Igor

By Igor

October word challenge; movement. On the rivet

A rider who is moving at maximum speed is said to be, in the parlance, ‘on the rivet’. More noticeable in a time trial than a road race, the rider will perch on the front of the saddle - this brings different muscles into play - and in the old days when saddles were made of leather, the covering was attached to the saddle frame with a rivet. A big one. Right where he would be sitting.

I have a new saddle for my bike. It’s made of leather. And it has rivets; fancy ones.

I’ve gone old skool, retro …. metro-man. I have a steel-framed bike, I have a beard, all that’s missing are the tweed trousers. I draw the line at tweed trousers.

Leather saddles are hard; but then old skool bike riders are hard. It’ll take about 500 miles to break it in - perhaps a bit optimistic in my case - and then it’ll be lovely and soft.

Modern synthetic saddles are usually filled with a foam or gel stuck to a hard plastic shell. Great on day 1. And probably day 2. But over time the foamy stuff disintegrates and then you find yourself bouncing along on a hard plastic shell; not nice.

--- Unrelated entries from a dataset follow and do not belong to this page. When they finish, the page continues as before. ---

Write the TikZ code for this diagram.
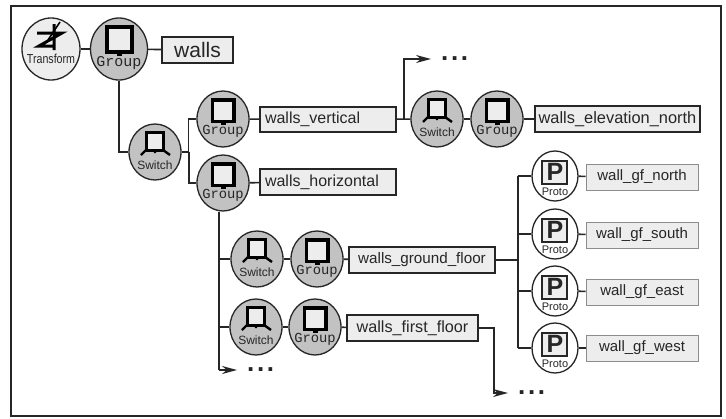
\documentclass[tikz,border=0pt]{standalone}
\usepackage{fontspec}
\setmainfont{Liberation Sans}
\newfontfamily\mymono{Liberation Mono}
\usetikzlibrary{shapes.geometric,arrows.meta,calc}
\definecolor{ink}{gray}{0.15}
\definecolor{disc}{gray}{0.76}
\definecolor{pale}{gray}{0.93}
\tikzset{
  x=1pt,y=-1pt,
  wire/.style={draw=ink,line width=1.6pt},
  heavy/.style={draw=ink,line width=2.2pt},
  tipped/.style={wire,-{Stealth[length=15pt,width=8pt]}},
  bigdisc/.style={ellipse,draw=ink,line width=1.3pt,fill=disc,minimum width=57pt,minimum height=62pt,inner sep=0pt},
  middisc/.style={ellipse,draw=ink,line width=1.3pt,fill=disc,minimum width=52pt,minimum height=56pt,inner sep=0pt},
  protodisc/.style={ellipse,draw=ink,line width=1.3pt,fill=white,minimum width=46pt,minimum height=50pt,inner sep=0pt},
  xformdisc/.style={ellipse,draw=ink,line width=1.3pt,fill=pale,minimum width=58pt,minimum height=62pt,inner sep=0pt},
  namebox/.style={draw=ink,line width=1.4pt,fill=pale,inner sep=0pt,font=\fontsize{16}{16}\selectfont,text=ink},
  leafbox/.style={draw=black!45,line width=.9pt,fill=pale,inner sep=0pt,minimum width=112pt,minimum height=26pt,font=\fontsize{15}{15}\selectfont,text=ink},
  iconcap/.style={inner sep=0pt,text=ink},
  dotsn/.style={inner sep=0pt,inner xsep=10pt,text height=3.6pt,text depth=0pt,font=\fontsize{26}{26}\selectfont\bfseries,text=ink},
  groupicon/.pic={
    \draw[black,line width=3.6pt,fill=pale] (-12,-22) rectangle (13,3);
    \fill[black] (-2,3) rectangle (3,7);
  },
  switchicon/.pic={
    \draw[black,line width=3pt,fill=pale] (-9,-20) rectangle (8,-2);
    \draw[black,line width=2.4pt] (-9,-2) -- (-14,3) (8,-2) -- (15,3) (0,-2) -- (0,1);
  },
  protoicon/.pic={
    \draw[ink,line width=1.1pt,fill=pale] (-13,-15) rectangle (12,8);
  }
}
\newcommand{\threedots}{.\kern2.6pt.\kern2.6pt.}
\newcommand{\groupnode}[4]{% name, x, y, size key
  \ifnum#4=1
    \node[bigdisc] (#1) at (#2,#3) {};
    \pic at (#2,#3) {groupicon};
    \node[iconcap,font=\mymono\fontsize{15}{15}\selectfont] (#1t) at (#2,#3+14) {Group};
  \else
    \node[middisc] (#1) at (#2,#3) {};
    \pic[scale=.86] at (#2,#3) {groupicon};
    \node[iconcap,font=\mymono\fontsize{13.8}{14}\selectfont] (#1t) at (#2,#3+12) {Group};
  \fi}
\newcommand{\switchnode}[3]{%
  \node[middisc] (#1) at (#2,#3) {};
  \pic at (#2,#3) {switchicon};
  \node[iconcap,font=\fontsize{12}{12}\selectfont] (#1t) at (#2,#3+13) {Switch};}
\newcommand{\protonode}[3]{%
  \node[protodisc] (#1) at (#2,#3) {};
  \pic at (#2,#3) {protoicon};
  \node[iconcap,font=\fontsize{25}{25}\selectfont\bfseries] (#1p) at (#2,#3-4) {P};
  \node[iconcap,font=\fontsize{11}{11}\selectfont] (#1t) at (#2,#3+15.5) {Proto};}
\begin{document}
\begin{tikzpicture}
\useasboundingbox (0,0) rectangle (726,418);
\fill[white] (0,0) rectangle (726,418);
\draw[ink,line width=2.4pt] (11,6) rectangle (721,416);

% Transform
\node[xformdisc] (tr) at (51,49) {};
\draw[black,line width=3pt] (37,33) -- (62,33) -- (39,46) -- (53,46) (54,24) -- (54,50);
\draw[black,line width=1.6pt] (60,22) -- (48,40);
\node[iconcap,font=\fontsize{13}{13}\selectfont,xscale=.82] (trt) at (51,59) {Transform};

\groupnode{ga}{119}{49}{1}
\node[namebox,minimum width=71pt,minimum height=26pt,font=\fontsize{21}{21}\selectfont] (walls) at (197.5,50) {walls};

\switchnode{sa}{155}{152}
\groupnode{gb}{223}{119}{2}
\groupnode{gc}{223}{183}{2}
\node[namebox,minimum width=136pt,minimum height=25pt,text width=126pt,align=left] (wv) at (328,119.5) {walls\_vertical};
\node[namebox,minimum width=136pt,minimum height=26pt,text width=126pt,align=left] (wh) at (328,182) {walls\_horizontal};

\switchnode{sb}{437}{119}
\groupnode{gd}{497}{119}{2}
\node[namebox,line width=2pt,minimum width=165pt,minimum height=26pt,font=\fontsize{16.4}{16}\selectfont] (wen) at (617.5,119) {walls\_elevation\_north};
\node[dotsn,anchor=west] (d1) at (431,59) {\threedots};
\coordinate (up) at (404,119);

\switchnode{sc}{257}{259}
\groupnode{ge}{317}{259}{2}
\node[namebox,minimum width=146pt,minimum height=26pt,font=\fontsize{15.2}{15}\selectfont] (wg) at (422,260) {walls\_ground\_floor};
\switchnode{sd}{256}{327}
\groupnode{gf}{315}{327}{2}
\node[namebox,minimum width=131pt,minimum height=26pt,font=\fontsize{16.2}{16}\selectfont] (wf) at (412.5,328) {walls\_first\_floor};

\protonode{pa}{555}{176}
\protonode{pb}{555}{234}
\protonode{pc}{555}{291}
\protonode{pd}{555}{348}
\node[leafbox] (la) at (642,177) {wall\_gf\_north};
\node[leafbox] (lb) at (642,235) {wall\_gf\_south};
\node[leafbox] (lc) at (642,292) {wall\_gf\_east};
\node[leafbox] (ld) at (642,348) {wall\_gf\_west};

\node[dotsn,anchor=west] (d2) at (237,370) {\threedots};
\node[dotsn,anchor=west] (d3) at (508,393) {\threedots};

% connectors
\draw[wire] (tr) -- (ga);
\draw[wire] (ga) -- (walls);
\draw[heavy] (ga.south) -- (ga.south |- sa.west) -- (sa.west);
\draw[wire] (sa.east) -- ++(7,0) coordinate (ja);
\draw[wire] (ja) |- (gb.west);
\draw[heavy] (ja) |- (gc.west);
\draw[wire] (gb) -- (wv);
\draw[wire] (gc) -- (wh);
\draw[wire] (wv) -- (sb);
\draw[wire] (sb) -- (gd);
\draw[wire] (gd) -- (wen);
\draw[tipped] (up) |- (d1.west);

\coordinate (gcb) at ($(gc.south)+(-4,0)$);
\draw[heavy] (gcb) -- (gcb |- sc.west) -- (sc.west);
\draw[wire] (gcb |- sc.west) -- (gcb |- d2.west);
\draw[tipped] (gcb |- d2.west) -- (d2.west);
\draw[wire] (gcb |- sd.west) -- (sd.west);
\draw[wire] (sc) -- (ge);
\draw[wire] (ge) -- (wg);
\draw[wire] (sd) -- (gf);
\draw[wire] (gf) -- (wf);
\draw[tipped] (wf.east) -- ++(15,0) |- (d3.west);

\draw[heavy] (wg.east) -- ++(22,0) coordinate (jb);
\draw[heavy] (jb |- pa.west) -- (jb |- pd.west);
\draw[heavy] (jb |- pa.west) -- (pa.west);
\draw[heavy] (jb |- pb.west) -- (pb.west);
\draw[heavy] (jb |- pc.west) -- (pc.west);
\draw[heavy] (jb |- pd.west) -- (pd.west);
\draw[wire] (pa) -- (la);
\draw[wire] (pb) -- (lb);
\draw[wire] (pc) -- (lc);
\draw[wire] (pd) -- (ld);
\end{tikzpicture}
\end{document}
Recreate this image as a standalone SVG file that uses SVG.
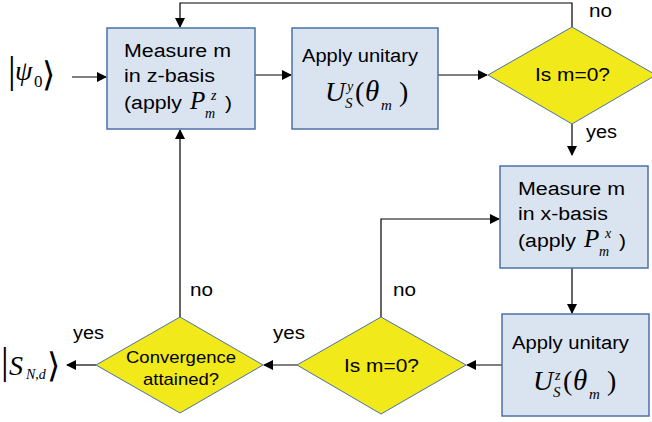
<svg xmlns="http://www.w3.org/2000/svg" width="652" height="422" viewBox="0 0 652 422">
<style>
.box{fill:#dae4f1;stroke:#4b72a8;stroke-width:1.5}
.dia{fill:#f1e91a;stroke:#4b72a8;stroke-width:1}
.ln{fill:none;stroke:#000;stroke-width:1.2}
.t{font-family:"Liberation Sans",Arial,sans-serif;font-size:18px;fill:#000}
.ts{font-family:"Liberation Sans",Arial,sans-serif;font-size:17px;fill:#000}
.m{font-family:"Liberation Serif","Times New Roman",serif;font-style:italic;fill:#000}
.mr{font-family:"Liberation Serif","Times New Roman",serif;fill:#000}
.d{font-family:"DejaVu Sans",sans-serif;font-weight:200;fill:#000}
</style>
<defs>
<marker id="ah" markerWidth="10" markerHeight="10" refX="9" refY="5" orient="auto" markerUnits="userSpaceOnUse">
<path d="M0,0 L10,5 L0,10 z" fill="#000"/>
</marker>
</defs>
<g id="connectors">
<path class="ln" d="M72,77 L106,77" marker-end="url(#ah)"/>
<path class="ln" d="M255,75 L291,75" marker-end="url(#ah)"/>
<path class="ln" d="M438,75 L487,75" marker-end="url(#ah)"/>
<path class="ln" d="M572,27 L572,3 L180,3 L180,27" marker-end="url(#ah)"/>
<path class="ln" d="M572,124 L572,155" marker-end="url(#ah)"/>
<path class="ln" d="M572,268 L572,313" marker-end="url(#ah)"/>
<path class="ln" d="M502,365 L467,365" marker-end="url(#ah)"/>
<path class="ln" d="M381,317 L381,219 L499,219" marker-end="url(#ah)"/>
<path class="ln" d="M297,365 L264,365" marker-end="url(#ah)"/>
<path class="ln" d="M96,365 L67,365" marker-end="url(#ah)"/>
<path class="ln" d="M180,317 L180,130" marker-end="url(#ah)"/>
<text class="t" x="589" y="17" textLength="23" lengthAdjust="spacingAndGlyphs">no</text>
<text class="t" x="586" y="138" textLength="31" lengthAdjust="spacingAndGlyphs">yes</text>
<text class="t" x="393" y="296" textLength="23" lengthAdjust="spacingAndGlyphs">no</text>
<text class="t" x="190" y="296" textLength="23" lengthAdjust="spacingAndGlyphs">no</text>
<text class="t" x="273" y="339" textLength="32" lengthAdjust="spacingAndGlyphs">yes</text>
<text class="t" x="73" y="339" textLength="31" lengthAdjust="spacingAndGlyphs">yes</text>
</g>
<g id="psi0">
<text class="mr" x="8" y="83" font-size="38">|</text>
<text class="m" x="15" y="80" font-size="28">ψ</text>
<text class="mr" x="34" y="87" font-size="17">0</text>
<text class="d" x="42" y="86" font-size="34">⟩</text>
</g>
<g id="box1">
<rect class="box" x="107" y="28" width="148" height="101"/>
<text class="t" x="124" y="57" textLength="107" lengthAdjust="spacingAndGlyphs">Measure m</text>
<text class="t" x="124" y="82" textLength="91" lengthAdjust="spacingAndGlyphs">in z-basis</text>
<text class="t" x="124" y="109" textLength="58" lengthAdjust="spacingAndGlyphs">(apply</text>
<text class="m" x="190" y="109" font-size="25">P</text>
<text class="m" x="211" y="100" font-size="14">z</text>
<text class="m" x="205" y="118" font-size="14">m</text>
<text class="t" x="225" y="109" textLength="7" lengthAdjust="spacingAndGlyphs">)</text>
</g>
<g id="box2">
<rect class="box" x="292" y="28" width="146" height="101"/>
<text class="t" x="302" y="62" textLength="116" lengthAdjust="spacingAndGlyphs">Apply unitary</text>
<text class="m" x="325" y="101" font-size="28">U</text>
<text class="m" x="347" y="91" font-size="14">y</text>
<text class="m" x="345" y="108" font-size="15">S</text>
<text class="mr" x="355" y="101" font-size="28">(</text>
<text class="m" x="365" y="101" font-size="29">θ</text>
<text class="m" x="381" y="110" font-size="15">m</text>
<text class="mr" x="399" y="101" font-size="28">)</text>
</g>
<g id="dec1">
<polygon class="dia" points="488,75 572,27 656,75 572,124"/>
<text class="t" x="535" y="81" textLength="75" lengthAdjust="spacingAndGlyphs">Is m=0?</text>
</g>
<g id="box3">
<rect class="box" x="500" y="166" width="148" height="102"/>
<text class="t" x="518" y="195" textLength="107" lengthAdjust="spacingAndGlyphs">Measure m</text>
<text class="t" x="518" y="220" textLength="90" lengthAdjust="spacingAndGlyphs">in x-basis</text>
<text class="t" x="518" y="247" textLength="58" lengthAdjust="spacingAndGlyphs">(apply</text>
<text class="m" x="584" y="247" font-size="25">P</text>
<text class="m" x="605" y="238" font-size="14">x</text>
<text class="m" x="599" y="256" font-size="14">m</text>
<text class="t" x="619" y="247" textLength="7" lengthAdjust="spacingAndGlyphs">)</text>
</g>
<g id="box4">
<rect class="box" x="502" y="314" width="147" height="102"/>
<text class="t" x="512" y="349" textLength="117" lengthAdjust="spacingAndGlyphs">Apply unitary</text>
<text class="m" x="533" y="390" font-size="28">U</text>
<text class="m" x="555" y="380" font-size="14">z</text>
<text class="m" x="553" y="397" font-size="15">S</text>
<text class="mr" x="563" y="390" font-size="28">(</text>
<text class="m" x="573" y="390" font-size="29">θ</text>
<text class="m" x="589" y="399" font-size="15">m</text>
<text class="mr" x="607" y="390" font-size="28">)</text>
</g>
<g id="dec2">
<polygon class="dia" points="297,365 381,317 466,365 381,414"/>
<text class="t" x="344" y="372" textLength="75" lengthAdjust="spacingAndGlyphs">Is m=0?</text>
</g>
<g id="dec3">
<polygon class="dia" points="96,365 180,317 263,365 180,413"/>
<text class="ts" x="126" y="363" textLength="110" lengthAdjust="spacingAndGlyphs">Convergence</text>
<text class="ts" x="143" y="385" textLength="76" lengthAdjust="spacingAndGlyphs">attained?</text>
</g>
<g id="sout">
<text class="mr" x="1" y="374" font-size="38">|</text>
<text class="m" x="9" y="375" font-size="28">S</text>
<text class="m" x="26" y="379" font-size="14">N,d</text>
<text class="d" x="47" y="377" font-size="34">⟩</text>
</g>
</svg>
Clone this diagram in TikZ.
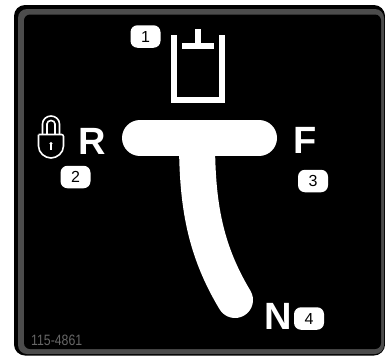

If you think I exaggerate my claim that old skool bike riders are hard - that perhaps I am laying it on with a trowel - then consider Louison Bobet, first man to win the Tour de France three times in succession; 1953 - 55. In one particular race he had an extremely nasty saddle sore - so bad that it needed surgery. And so bad that he could not actually sit on his bike. So he rode the 40-odd mile race standing up - and won. I rest my case. And my seat.